Task statement: Search the records for "this". Copy every line where it appears.

Code that draws figures:
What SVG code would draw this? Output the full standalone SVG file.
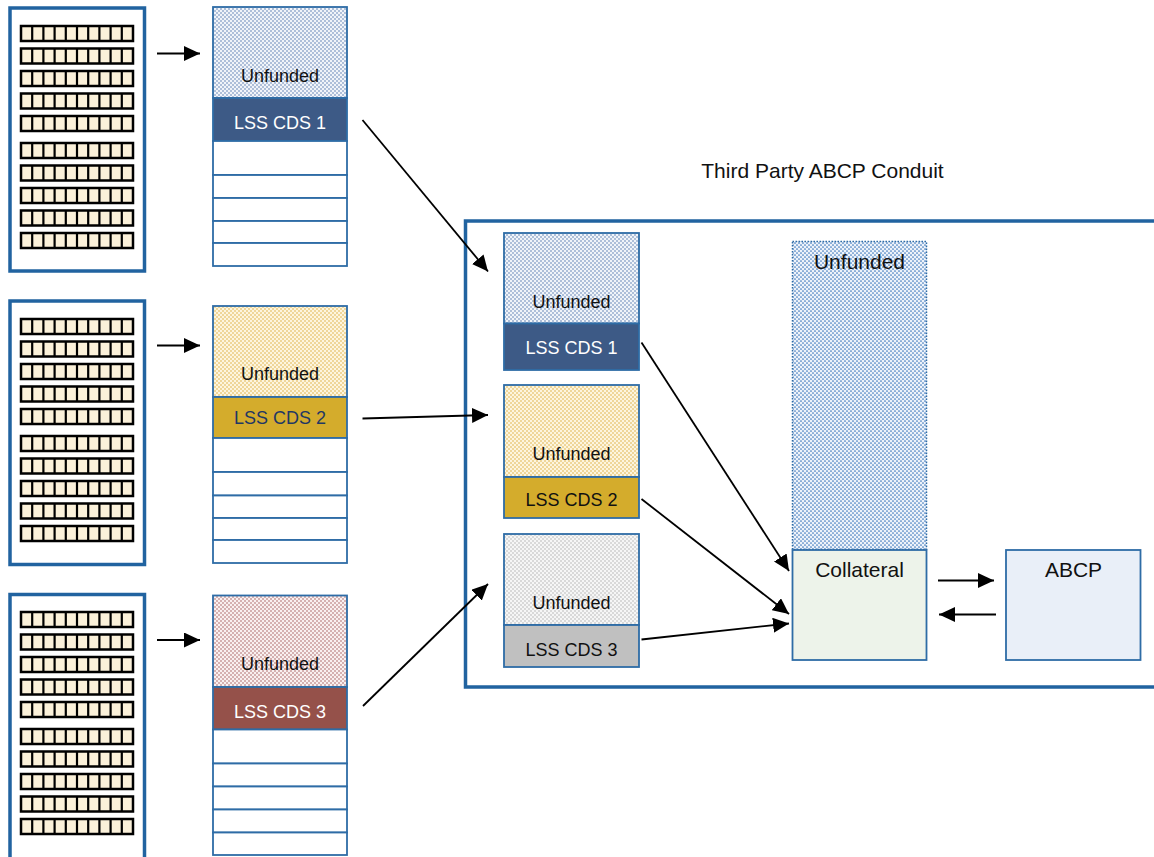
<svg xmlns="http://www.w3.org/2000/svg" width="1154" height="857" viewBox="0 0 1154 857">
<style>
text{font-family:"Liberation Sans",Arial,sans-serif;text-anchor:middle}
.s{font-size:18px}
.b{font-size:21px}
.port{fill:#fff;stroke:#2163a0;stroke-width:3.5}
.tr{stroke:#2e6ca6;stroke-width:1.8}
.wt{fill:#fff}
.ln{stroke:#000;stroke-width:1.8;fill:none;marker-end:url(#ah)}
.cell{fill:#fbf1da;stroke:#000;stroke-width:2.5}
</style>
<defs>
<marker id="ah" markerUnits="userSpaceOnUse" markerWidth="17" markerHeight="15" refX="16" refY="7.5" orient="auto">
<path d="M0,0 L16,7.5 L0,15 z" fill="#000"/>
</marker>
<pattern id="pBlue" patternUnits="userSpaceOnUse" width="4" height="4">
<rect width="4" height="4" fill="#f1f4f9"/>
<circle cx="1" cy="1" r="0.8" fill="#5a7db0"/>
<circle cx="3" cy="3" r="0.8" fill="#5a7db0"/>
</pattern>
<pattern id="pBig" patternUnits="userSpaceOnUse" width="4" height="4">
<rect width="4" height="4" fill="#eef3fa"/>
<circle cx="1" cy="1" r="0.85" fill="#3d78bd"/>
<circle cx="3" cy="3" r="0.85" fill="#3d78bd"/>
</pattern>
<pattern id="pGold" patternUnits="userSpaceOnUse" width="4" height="4">
<rect width="4" height="4" fill="#fdf5de"/>
<circle cx="1" cy="1" r="0.8" fill="#ddb040"/>
<circle cx="3" cy="3" r="0.8" fill="#ddb040"/>
</pattern>
<pattern id="pRed" patternUnits="userSpaceOnUse" width="4" height="4">
<rect width="4" height="4" fill="#f9f0f0"/>
<circle cx="1" cy="1" r="0.8" fill="#a86060"/>
<circle cx="3" cy="3" r="0.8" fill="#a86060"/>
</pattern>
<pattern id="pGrey" patternUnits="userSpaceOnUse" width="4" height="4">
<rect width="4" height="4" fill="#f6f6f6"/>
<circle cx="1" cy="1" r="0.8" fill="#b4b4b4"/>
<circle cx="3" cy="3" r="0.8" fill="#b4b4b4"/>
</pattern>
<g id="row">
<rect class="cell" x="0" y="0" width="112" height="15"/>
<path d="M11.2,0V15M22.4,0V15M33.6,0V15M44.8,0V15M56,0V15M67.2,0V15M78.4,0V15M89.6,0V15M100.8,0V15" stroke="#000" stroke-width="2.2"/>
</g>
<g id="grid">
<use href="#row" x="21" y="26"/>
<use href="#row" x="21" y="48.5"/>
<use href="#row" x="21" y="71"/>
<use href="#row" x="21" y="93.5"/>
<use href="#row" x="21" y="116"/>
<use href="#row" x="21" y="143"/>
<use href="#row" x="21" y="165.5"/>
<use href="#row" x="21" y="188"/>
<use href="#row" x="21" y="210.5"/>
<use href="#row" x="21" y="233"/>
</g>
</defs>
<rect width="1154" height="857" fill="#fff"/>

<g id="portfolio1">
<rect class="port" x="10" y="8" width="134.5" height="263"/>
<use href="#grid"/>
</g>
<g id="portfolio2">
<rect class="port" x="10" y="301" width="134.5" height="263.5"/>
<use href="#grid" y="293"/>
</g>
<g id="portfolio3">
<rect class="port" x="10" y="594.5" width="134.5" height="275"/>
<use href="#grid" y="586"/>
</g>

<g id="stack1">
<rect class="tr" x="213" y="7" width="134" height="91" fill="url(#pBlue)"/>
<rect class="tr" x="213" y="98" width="134" height="43" fill="#3d5a86"/>
<rect class="tr wt" x="213" y="141" width="134" height="34"/>
<rect class="tr wt" x="213" y="175" width="134" height="23"/>
<rect class="tr wt" x="213" y="198" width="134" height="23"/>
<rect class="tr wt" x="213" y="221" width="134" height="22"/>
<rect class="tr wt" x="213" y="243" width="134" height="23"/>
<text class="s" x="280" y="82" fill="#111">Unfunded</text>
<text class="s" x="280" y="128.5" fill="#fff">LSS CDS 1</text>
</g>
<g id="stack2">
<rect class="tr" x="213" y="306" width="134" height="91" fill="url(#pGold)"/>
<rect class="tr" x="213" y="397" width="134" height="41" fill="#d4ac2c"/>
<rect class="tr wt" x="213" y="438" width="134" height="34"/>
<rect class="tr wt" x="213" y="472" width="134" height="23.5"/>
<rect class="tr wt" x="213" y="495.5" width="134" height="22.5"/>
<rect class="tr wt" x="213" y="518" width="134" height="22"/>
<rect class="tr wt" x="213" y="540" width="134" height="23"/>
<text class="s" x="280" y="380" fill="#111">Unfunded</text>
<text class="s" x="280" y="423.5" fill="#1f3864">LSS CDS 2</text>
</g>
<g id="stack3">
<rect class="tr" x="213" y="595.5" width="134" height="91.5" fill="url(#pRed)"/>
<rect class="tr" x="213" y="687" width="134" height="42.5" fill="#95514a"/>
<rect class="tr wt" x="213" y="729.5" width="134" height="34"/>
<rect class="tr wt" x="213" y="763.5" width="134" height="23"/>
<rect class="tr wt" x="213" y="786.5" width="134" height="23"/>
<rect class="tr wt" x="213" y="809.5" width="134" height="23"/>
<rect class="tr wt" x="213" y="832.5" width="134" height="22.5"/>
<text class="s" x="280" y="670" fill="#111">Unfunded</text>
<text class="s" x="280" y="717.5" fill="#fff">LSS CDS 3</text>
</g>

<g id="conduit">
<rect x="465.5" y="221" width="720" height="466" fill="none" stroke="#2163a0" stroke-width="3.5"/>
<text class="b" x="822.5" y="177.5" fill="#111">Third Party ABCP Conduit</text>
</g>

<g id="inner1">
<rect class="tr" x="504" y="233" width="135" height="90.5" fill="url(#pBlue)"/>
<rect class="tr" x="504" y="323.5" width="135" height="46.5" fill="#3d5a86"/>
<text class="s" x="571.5" y="307.5" fill="#111">Unfunded</text>
<text class="s" x="571.5" y="354" fill="#fff">LSS CDS 1</text>
</g>
<g id="inner2">
<rect class="tr" x="504" y="385" width="135" height="92" fill="url(#pGold)"/>
<rect class="tr" x="504" y="477" width="135" height="41" fill="#d4ac2c"/>
<text class="s" x="571.5" y="459.5" fill="#111">Unfunded</text>
<text class="s" x="571.5" y="506" fill="#111">LSS CDS 2</text>
</g>
<g id="inner3">
<rect class="tr" x="504" y="534" width="135" height="91" fill="url(#pGrey)"/>
<rect class="tr" x="504" y="625" width="135" height="42" fill="#c0c0c0"/>
<text class="s" x="571.5" y="608.5" fill="#111">Unfunded</text>
<text class="s" x="571.5" y="656" fill="#111">LSS CDS 3</text>
</g>

<g id="unfundedBig">
<rect x="792.5" y="241.5" width="134" height="308" fill="url(#pBig)" stroke="#2e6ca6" stroke-width="1.5" stroke-dasharray="1.5,1.5"/>
<text class="b" x="859.5" y="269" fill="#111">Unfunded</text>
</g>
<g id="collateral">
<rect class="tr" x="792.5" y="550" width="134" height="110" fill="#edf3ea"/>
<text class="b" x="859.5" y="577" fill="#111">Collateral</text>
</g>
<g id="abcp">
<rect class="tr" x="1006" y="550" width="134.5" height="110" fill="#e9eff8"/>
<text class="b" x="1073.5" y="577" fill="#111">ABCP</text>
</g>

<g id="connectors">
<line class="ln" x1="157" y1="53.5" x2="200" y2="53.5"/>
<line class="ln" x1="157" y1="345.5" x2="200" y2="345.5"/>
<line class="ln" x1="157" y1="640" x2="200" y2="640"/>
<line class="ln" x1="362.5" y1="120" x2="488" y2="271.5"/>
<line class="ln" x1="362.5" y1="418.5" x2="488" y2="415"/>
<line class="ln" x1="363" y1="706" x2="488" y2="584"/>
<line class="ln" x1="641.5" y1="342.5" x2="789" y2="571"/>
<line class="ln" x1="641.5" y1="499" x2="789" y2="614"/>
<line class="ln" x1="641.5" y1="639.5" x2="789" y2="623.5"/>
<line class="ln" x1="938" y1="580.5" x2="994" y2="580.5"/>
<line class="ln" x1="996" y1="614.5" x2="939" y2="614.5"/>
</g>
</svg>
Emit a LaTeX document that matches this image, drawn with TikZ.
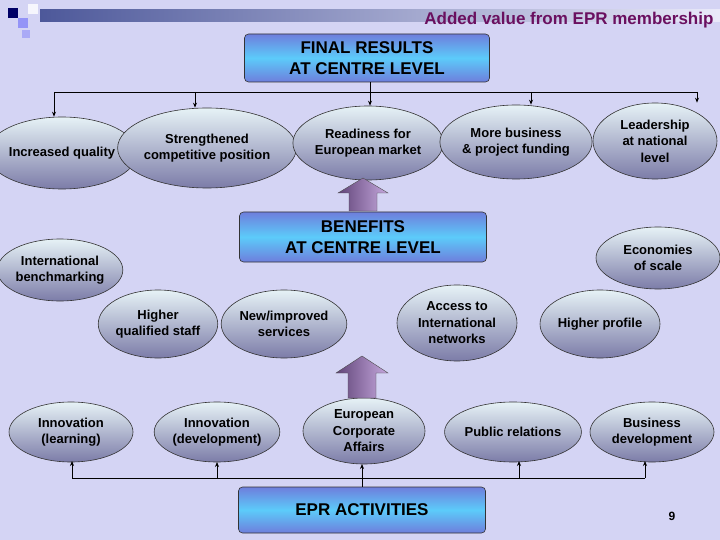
\documentclass[tikz,border=0pt]{standalone}
\usepackage{fontspec}
\setmainfont{Liberation Sans}
\usetikzlibrary{shapes.geometric,arrows.meta}
\definecolor{bg}{HTML}{D4D4F4}
\definecolor{ellbot}{HTML}{7C7CA8}
\definecolor{elltop}{HTML}{E6F2F6}
\definecolor{boxa}{HTML}{6E7EDC}
\definecolor{boxb}{HTML}{5CCBFA}
\definecolor{purp}{HTML}{A070C8}
\definecolor{ttl}{HTML}{6A1060}
\begin{document}
\begin{tikzpicture}[x=1pt,y=-1pt,
  ell/.style={ellipse,draw=black!80,line width=0.6pt,top color=elltop,bottom color=ellbot,inner sep=0pt,align=center,font=\bfseries\fontsize{13}{16.5}\selectfont},
  box/.style={rectangle,rounded corners=4pt,draw=black!80,line width=0.6pt,top color=boxa,bottom color=boxa,middle color=boxb,align=center,font=\bfseries\fontsize{17}{21}\selectfont,inner sep=0pt},
  conn/.style={line width=0.8pt,-{Stealth[length=5pt,width=4pt]}},
  big/.style={draw=black!70,left color=purp!60!black,right color=purp!60!white}]
\useasboundingbox (0,0) rectangle (720,540);
\fill[bg] (0,0) rectangle (720,540);
% header
\shade[left color=boxa!70!black,right color=bg!50!white] (40,10) rectangle (720,22);
\fill[blue!40!black] (8,8) rectangle (18,18);
\fill[bg!70!blue] (18,18) rectangle (28,28);
\fill[white!80!bg] (28,4) rectangle (38,14);
\fill[bg!80!blue] (22,30) rectangle (30,38);
\node[anchor=east,text=ttl,font=\bfseries\fontsize{17}{20}\selectfont] (title) at (717,20) {Added value from EPR membership};
% boxes
\node[box,minimum width=245pt,minimum height=48pt] (final) at (367,58) {FINAL RESULTS\\AT CENTRE LEVEL};
\node[box,minimum width=247pt,minimum height=50pt] (ben) at (363,237) {BENEFITS\\AT CENTRE LEVEL};
\node[box,minimum width=247pt,minimum height=46pt] (epr) at (362,510) {EPR ACTIVITIES};
% top ellipses
\node[ell,minimum width=120pt,minimum height=72pt] (r1) at (62,153) {Increased quality};
\node[ell,minimum width=146pt,minimum height=80pt] (r2) at (207,148) {Strengthened\\competitive position};
\node[ell,minimum width=128pt,minimum height=74pt] (r3) at (368,143) {Readiness for\\European market};
\node[ell,minimum width=122pt,minimum height=74pt] (r4) at (516,142) {More business\\\& project funding};
\node[ell,minimum width=124pt,minimum height=76pt] (r5) at (655,141) {Leadership\\at national\\level};
% benefits
\node[ell,minimum width=120pt,minimum height=62pt] (b1) at (60,270) {International\\benchmarking};
\node[ell,minimum width=124pt,minimum height=62pt] (b2) at (658,258) {Economies\\of scale};
\node[ell,minimum width=116pt,minimum height=68pt] (b3) at (158,324) {Higher\\qualified staff};
\node[ell,minimum width=120pt,minimum height=68pt] (b4) at (284,324) {New/improved\\services};
\node[ell,minimum width=120pt,minimum height=76pt] (b5) at (457,323) {Access to\\International\\networks};
\node[ell,minimum width=120pt,minimum height=68pt] (b6) at (600,324) {Higher profile};
% activities
\node[ell,minimum width=124pt,minimum height=60pt] (a1) at (71,432) {Innovation\\(learning)};
\node[ell,minimum width=120pt,minimum height=60pt] (a2) at (217,432) {Innovation\\(development)};
\node[ell,minimum width=122pt,minimum height=66pt] (a3) at (364,431) {European\\Corporate\\Affairs};
\node[ell,minimum width=120pt,minimum height=60pt] (a4) at (513,432) {Public relations};
\node[ell,minimum width=124pt,minimum height=60pt] (a5) at (652,432) {Business\\development};
% big arrows
\path[big] (349,211) -- (349,193) -- (338,193) -- (363,178) -- (388,193) -- (377,193) -- (377,211) -- cycle;
\path[big] (348,398) -- (348,373) -- (336,373) -- (362,356) -- (388,373) -- (376,373) -- (376,398) -- cycle;
% top connectors
\coordinate (t0) at (370,92);
\draw[line width=0.8pt] (final.south -| t0) -- (t0);
\draw[line width=0.8pt] (54,92) -- (697,92);
\coordinate (j1) at (54,92); \coordinate (j2) at (195,92); \coordinate (j4) at (531,92); \coordinate (j5) at (697,92);
\draw[conn] (j1) -- (j1 |- r1.north);
\draw[conn] (j2) -- (j2 |- r2.north);
\draw[conn] (t0) -- (t0 |- r3.north);
\draw[conn] (j4) -- (j4 |- r4.north);
\draw[conn] (j5) -- (j5 |- r5.north);
% bottom connectors
\coordinate (e0) at (362,478);
\draw[line width=0.8pt] (72,478) -- (645,478);
\draw[line width=0.8pt] (epr.north -| e0) -- (e0);
\draw[conn] (72,478) -- (72,461);
\draw[conn] (217,478) -- (217,462);
\draw[conn] (e0) -- (362,464);
\draw[conn] (519,478) -- (519,461);
\draw[conn] (645,478) -- (645,461);
\node[font=\bfseries\fontsize{12}{14}\selectfont] (pg) at (672,516) {9};
\end{tikzpicture}
\end{document}
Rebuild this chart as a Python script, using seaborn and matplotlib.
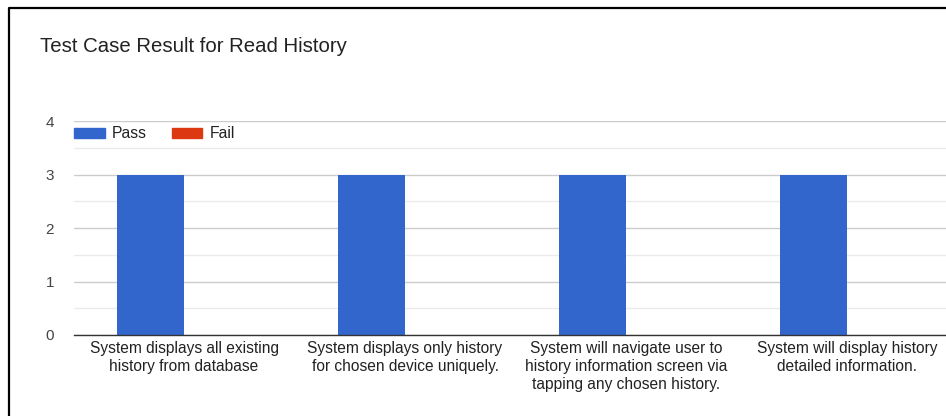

Complete output:
What SVG code would draw this? Output the full standalone SVG file.
Emit a LaTeX document that matches this image, drawn with TikZ.
Rebuild this chart as a Python script, using seaborn and matplotlib.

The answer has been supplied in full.